The Christian Association of Nigeria, CAN, has responded to claims by presidential spokesperson, Garba Shehu, that the association failed to cite clear cases of abuse of constitution allegedly committed by the Muhammadu Buhari administration.
The association urged Nigerians to pity Mr. Shehu, whom it said was constrained to defend ‘a bad product,’ an apparent reference to President Buhari.
Reacting to comments made by CAN, through its Secretary General, Musa Asake, at a press conference on January 16, Mr. Shehu had denied claims that the current administration was enmeshed in acts tantamount to destroying Nigeria’s democracy.
Mr. Shehu said Mr. Buhari’s government “poses no threat to the country’s democracy and Constitution.”
“There are no cases of any violation of our sacred constitution and there will be none under this President,” the presidential spokesperson said.
In a similar development, the Jama’atu Nasril Islam JNI also in a statement by its Secretary General, Khalid Aliyu, accused CAN of destroying the cordial relationship between Christians and Muslims by persisting in its purported allegations, aimed at “destabilising the polity ahead of the 2019 general elections”.
Reacting to both statements, Mr. Asake listed sections of the constitution the association believes has been abused by the administration.
“Frankly speaking, Garba Shehu should be pitied with his current position because he is trying to sell a bad product and as a result he cannot do without being sycophantic. Unfortunately for him, in his bid to defend President Muhammadu Buhari, whose government’s record for nepotism, favoritism and discrimination is second to none, Shehu goofed by claiming that he could not cite any valid cases of constitutional violations.
“It is apparently clear that Shehu did not read the full text of my address at the Press Conference before kicking against it otherwise, he would have kept quiet. Because in my address, I said inter alia, “…By failing to curb the attacks of the Fulani herdsmen President Buhari has failed to uphold Section 14, Para. 2 (b) in the Constitution which reads, “the security and welfare of the people shall be the primary purpose of government.
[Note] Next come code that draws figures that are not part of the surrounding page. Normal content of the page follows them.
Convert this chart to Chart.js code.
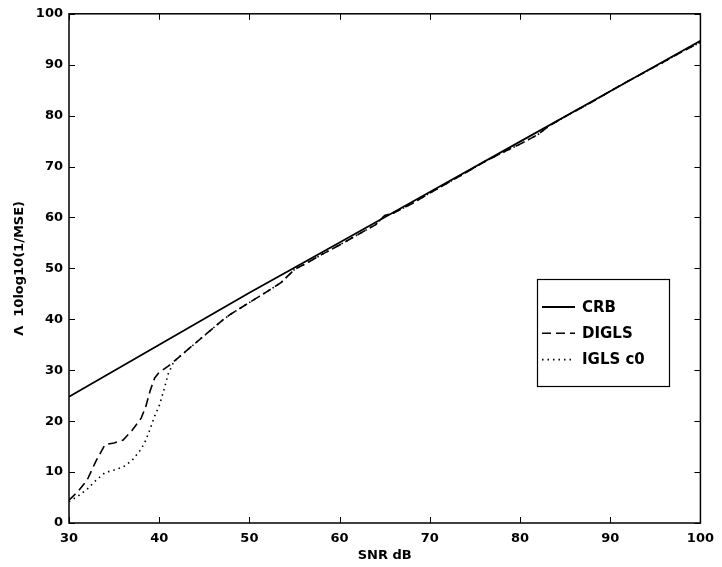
<!DOCTYPE html>
<html>
<head>
<meta charset="utf-8">
<script src="https://cdn.jsdelivr.net/npm/chart.js@4.4.0/dist/chart.umd.min.js"></script>
<style>
  html, body { margin: 0; padding: 0; background: #fff; }
  #wrap { width: 722px; height: 567px; }
</style>
</head>
<body>
<div id="wrap"><canvas id="lineChart" width="722" height="567"></canvas></div>
<script>
const CHART = document.getElementById("lineChart");

// values
let crbX = [30, 40, 50, 60, 70, 80, 90, 100]
let crbY = [24.8, 35.0, 45.2, 55.1, 65.0, 74.9, 84.8, 94.7]

let diglsX = [30, 31, 32, 33, 34, 35, 36, 37, 38, 38.5, 39, 39.5, 40, 41, 42, 43, 44, 45, 46, 47, 48, 50, 52, 53.5, 55, 56, 58, 60, 62, 64, 65, 66, 68, 70, 72, 74, 76, 78, 80, 82, 83, 84, 86, 88, 90, 92, 94, 96, 98, 100]
let diglsY = [4.5, 6.2, 8.4, 12.2, 15.4, 15.7, 16.3, 18.2, 20.6, 22.8, 26.0, 28.5, 29.6, 30.8, 32.3, 33.8, 35.3, 36.8, 38.3, 39.8, 41.1, 43.3, 45.5, 47.2, 49.8, 50.7, 52.7, 54.6, 56.6, 58.6, 60.4, 60.9, 62.7, 64.8, 66.8, 68.8, 70.9, 72.7, 74.4, 76.3, 77.7, 78.8, 80.8, 82.7, 84.8, 86.8, 88.7, 90.6, 92.6, 94.4]

let iglsX = [30, 31, 32, 33, 34, 35, 36, 37, 38, 38.5, 39, 39.5, 40, 40.5, 41, 41.6, 42, 43, 44, 45, 46, 47, 48, 50, 52, 53.5, 55, 56, 58, 60, 62, 64, 65, 66, 68, 70, 72, 74, 76, 78, 80, 82, 83, 84, 86, 88, 90, 92, 94, 96, 98, 100]
let iglsY = [4.2, 5.3, 6.6, 8.4, 9.9, 10.4, 11.0, 12.3, 14.5, 16.2, 18.5, 21.0, 23.0, 26.0, 29.3, 31.6, 32.3, 33.8, 35.3, 36.8, 38.3, 39.8, 41.1, 43.3, 45.5, 47.2, 49.8, 50.7, 52.7, 54.6, 56.6, 58.6, 60.4, 60.9, 62.7, 64.8, 66.8, 68.8, 70.9, 72.7, 74.4, 76.3, 77.7, 78.8, 80.8, 82.7, 84.8, 86.8, 88.7, 90.6, 92.6, 94.4]

let seriesNames = ['CRB', 'DIGLS', 'IGLS c0']

const FONT = "'DejaVu Sans', sans-serif"

function pts(xs, ys) {
    return xs.map((x, i) => ({x: x, y: ys[i]}))
}

// box + inward ticks, matlab style
const boxPlugin = {
    id: 'box',
    afterDatasetsDraw(chart) {
        const ctx = chart.ctx
        const a = chart.chartArea
        const xs = chart.scales.x, ys = chart.scales.y
        ctx.save()
        ctx.strokeStyle = '#000'
        ctx.lineWidth = 1.5
        ctx.strokeRect(a.left, a.top, a.right - a.left, a.bottom - a.top)
        ctx.lineWidth = 1
        ctx.beginPath()
        xs.ticks.forEach(t => {
            const px = Math.round(xs.getPixelForValue(t.value)) + 0.5
            ctx.moveTo(px, a.bottom); ctx.lineTo(px, a.bottom - 6)
            ctx.moveTo(px, a.top); ctx.lineTo(px, a.top + 6)
        })
        ys.ticks.forEach(t => {
            const py = Math.round(ys.getPixelForValue(t.value)) + 0.5
            ctx.moveTo(a.left, py); ctx.lineTo(a.left + 6, py)
            ctx.moveTo(a.right, py); ctx.lineTo(a.right - 6, py)
        })
        ctx.stroke()

        // legend box
        const L = {x: 537, y: 279, w: 132, h: 107}
        ctx.fillStyle = '#fff'
        ctx.fillRect(L.x, L.y, L.w, L.h)
        ctx.lineWidth = 1.2
        ctx.strokeRect(L.x + 0.5, L.y + 0.5, L.w, L.h)
        ctx.font = 'bold 15px ' + FONT
        ctx.textBaseline = 'middle'
        ctx.fillStyle = '#000'
        chart.data.datasets.forEach((ds, i) => {
            const yy = 307 + i * 26.3
            ctx.beginPath()
            ctx.setLineDash(ds.borderDash || [])
            ctx.lineWidth = ds.borderWidth
            ctx.moveTo(542, yy); ctx.lineTo(575, yy)
            ctx.stroke()
            ctx.setLineDash([])
            ctx.fillText(ds.label, 582, yy + 1)
        })
        ctx.restore()
    }
}

const data = {
    datasets: [{
        label: seriesNames[0],
        data: pts(crbX, crbY),
        borderColor: '#000',
        borderWidth: 1.8,
        borderDash: [],
    }, {
        label: seriesNames[1],
        data: pts(diglsX, diglsY),
        borderColor: '#000',
        borderWidth: 1.6,
        borderDash: [9, 5],
    }, {
        label: seriesNames[2],
        data: pts(iglsX, iglsY),
        borderColor: '#000',
        borderWidth: 1.6,
        borderDash: [1.5, 4],
    }]
};

let lineChart = new Chart(CHART, {
    type: 'line',
    data: data,
    plugins: [boxPlugin],
    options: {
        responsive: false,
        animation: false,
        events: [],
        layout: { padding: { top: 12, right: 14, left: 0, bottom: 0 } },
        elements: { point: { radius: 0 }, line: { tension: 0, fill: false } },
        plugins: { legend: { display: false }, tooltip: { enabled: false } },
        scales: {
            x: {
                type: 'linear',
                min: 30, max: 100,
                grid: { display: false, drawTicks: false },
                border: { display: false },
                ticks: { stepSize: 10, padding: 8, color: '#000', font: { family: FONT, size: 13, weight: 'bold' } },
                title: { display: true, text: 'SNR dB', color: '#000', font: { family: FONT, size: 13, weight: 'bold' }, padding: { top: 0, bottom: 4 } },
                afterFit: (s) => { s.height = 44 }
            },
            y: {
                min: 0, max: 100,
                grid: { display: false, drawTicks: false },
                border: { display: false },
                ticks: { stepSize: 10, padding: 6, color: '#000', font: { family: FONT, size: 13, weight: 'bold' } },
                title: { display: true, text: 'Λ  10log10(1/MSE)', color: '#000', font: { family: FONT, size: 13, weight: 'bold' }, padding: { top: 12, bottom: 0 } },
                afterFit: (s) => { s.width = 69 }
            }
        }
    }
})
</script>
</body>
</html>
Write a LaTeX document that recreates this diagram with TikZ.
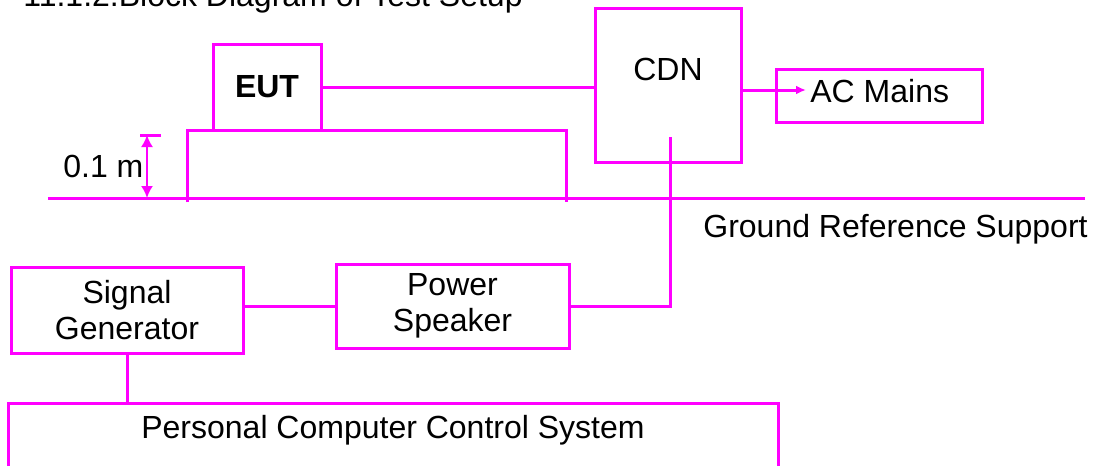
\documentclass[tikz,border=0pt]{standalone}
\usepackage{fontspec}
\setmainfont{Liberation Sans}
\usetikzlibrary{arrows.meta}
\definecolor{mag}{RGB}{255,0,255}
\begin{document}
\begin{tikzpicture}[x=0.5pt,y=-0.5pt,
  every node/.style={font=\fontsize{16}{18}\selectfont, text=black},
  wire/.style={draw=mag, line width=1.5pt},
  box/.style={draw=mag, line width=1.5pt, inner sep=0pt, align=center},
  txt/.style={inner sep=0pt, anchor=base}]
\useasboundingbox (0,0) rectangle (1100,466);
% title (cut at the top)
\node[txt, anchor=base east] (title) at (523,6.5) {11.1.2.Block Diagram of Test Setup};
% boxes
\node[box, minimum width=54pt, minimum height=43pt, font=\fontsize{16}{18}\selectfont\bfseries] (eut) at (267,87) {EUT};
\node[box, minimum width=73pt, minimum height=77pt] (cdn) at (668,85) {};
\node[txt] (cdnlbl) at (668,80) {CDN};
\node[box, minimum width=103pt, minimum height=26.5pt] (acm) at (879,95.5) {};
\node[txt, anchor=base west] (acmlbl) at (810,103) {AC Mains};
\node[box, minimum width=116pt, minimum height=43pt] (sg) at (127,310) {Signal\\Generator};
\node[box, minimum width=116.5pt, minimum height=42pt] (ps) at (452.5,306) {Power\\Speaker};
% table
\draw[wire] (187,202) -- (187,130) -- (566,130) -- (566,202);
% ground line
\draw[wire] (48,198) -- (1085,198);
\node[txt, anchor=base west] (grs) at (703,237) {Ground Reference Support};
% height dimension
\draw[draw=mag, line width=1pt, {Latex[length=6pt,width=6pt]}-{Latex[length=6pt,width=6pt]}] (147,135) -- (147,198);
\draw[draw=mag, line width=1.5pt] (140,135) -- (161,135);
\node[txt, anchor=base west] (dim) at (63,177) {0.1 m};
% PC control system (open bottom)
\coordinate (pcl) at (8,403);
\coordinate (pcr) at (778,403);
\draw[wire] (8,470) -- (pcl) -- (pcr) -- (778,470);
\node[txt] (pc) at (393,438) {Personal Computer Control System};
% connectors
\coordinate (acmtip) at (806,90);
\coordinate (cdnin) at (670,137);
\draw[wire] (eut.east) -- (eut.east -| cdn.west);
\draw[wire, -{Latex[length=5pt,width=4.5pt]}] (cdn.east |- acmtip) -- (acmtip);
\draw[wire] (ps.west -| sg.east) -- (ps.west);
\draw[wire] (ps.east) -| (cdnin);
\draw[wire] (sg.south) -- (sg.south |- pcl);
\end{tikzpicture}
\end{document}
“Through his partial, sectional and discriminatory appointments, particularly in Security and Education, President Buhari violated Section 14, Para. 3 which reads: “The composition of the Government of the Federation or any of its agencies and the conduct of its affairs shall be carried out in such a manner as to reflect the federal character of Nigeria and the need to promote national unity, and to command national loyalty, thereby ensuring that there shall be no predominance of persons from a few State or from a few ethnic or other sectional groups in that Government or in any of its agencies,” the CAN secretary said in a statement on Friday.
Mr. Asake further said in his statement, that it was the duty of church leaders to help politicians lead the country well.
Regarding the statement by the JNI, CAN accused the Islamic body of handling national issues with kid gloves, saying that the JNI secretary erred when he related the herdsmen perpetrating recent killings in the country to a branch of the Christian association.
“The Christian Association of Nigeria (CAN) wishes to protest the lack of seriousness and kindergarten approach of JNI to serious national issues. We are amazed that the spokesman of Jama’atu Nasril Islam could ascribe the ownership and control of Fulani herdsmen to any Christian organisation. Such attempt to stand reason on its head does not portray JNI as a serious minded organisation.
“We used to assume that JNI is a credible and responsible organization that can meaningfully engage in national discourse. Unfortunately, the response of Dr. Khalid Abubakar Aliyu is a great disappointment.
“May we suggest to his Eminence, the President of Supreme Council of Islamic Affairs, to reach into the community of educated Muslims and find serious minded individuals that could engage in serious national issues to speak for JNI.
“The Fulani herdsmen are Muslims. For the herdsmen, it would be considered demeaning if anyone should ascribe any other religion apart from Islam to them. Therefore, for anyone to suggest that the Fulani herdsmen are “franchise” of CAN is the most unimaginative and ridiculous statement of the century,” the statement said.